XENIA — A positive outlook on life is one of those “keys to success” in aging for Millicent Bates, and she certainly has much to smile back on during her life travels.
Bates, a current resident at Legacy Village, will celebrate her 100th birthday on Saturday and reflected on life during a party held in her honor Thursday. She was joined by family, friends, and housemates during the afternoon get together.
“I’ve never had so many pictures taken of me or said ‘cheese’ so often,” Bates said.
She grew up in Sparta, Illinois, along with a sister and six brothers, four of which served in World War II. Her father was an Englishman and immigrated to the United States near her time of birth in the depression era. Millie is named after her grandmother.
After marrying Joseph Clark Bates in 1942, the two were frequent travelers of the world, which was primarily accomplished through usage of their own plane which they flew together.
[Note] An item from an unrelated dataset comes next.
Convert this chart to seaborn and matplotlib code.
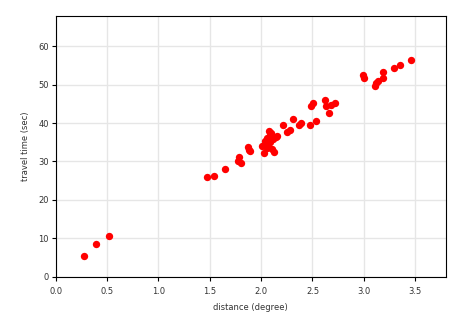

Stops to visit her heritage in England, visiting Canada or the Bahamas, living for several years in Australia, and flying over most of Europe made up her time before eventually settling in Pittsburgh, Pennsylvania.
Millie came to Ohio in 2007 to be near one of her daughters when Joseph died due to pancreatic cancer after 58 years of marriage.
She now likes to write poetry and is known for her puns, referring to her current residence as the ‘punitentiary’ which drew laughs from two of her favorite nurses.
With encouragement from family, she has also written her own memoir, compiling nearly 250 pages with detailed information of her heritage and pictures from her life. It was placed on display by her daughter during Thursday’s celebration for those in attendance to look through.
Also on display were congratulatory wishes from Ohio Gov. Mike DeWine and Lt. Gov. Jon Husted on reaching 100 years of age, as well as notes on 20th century innovations and 1922, her year of birth.
Bates said she is looking forward to her family celebration on Saturday and noted how she is ready to have a glass of champagne which she frequented because there’s always something to celebrate. She plans to read a prepared poem that is sort of a saga of her life.
She believes self attitude has much to do with ones current state and is most grateful for her mental health. She said with no complaints of her wonderful life, she is able to count her blessings with her family at the top of a very long list and looks forward to more time spent being happy.
“I’ve always tried to be an optimist and look on the bright side of things,” Bates said. “My father has a saying that the difference between optimism and pessimism was droll. One will see the donut and the other sees the hole. I think a sense of humor and a positive attitude will carry you a long way down the road.”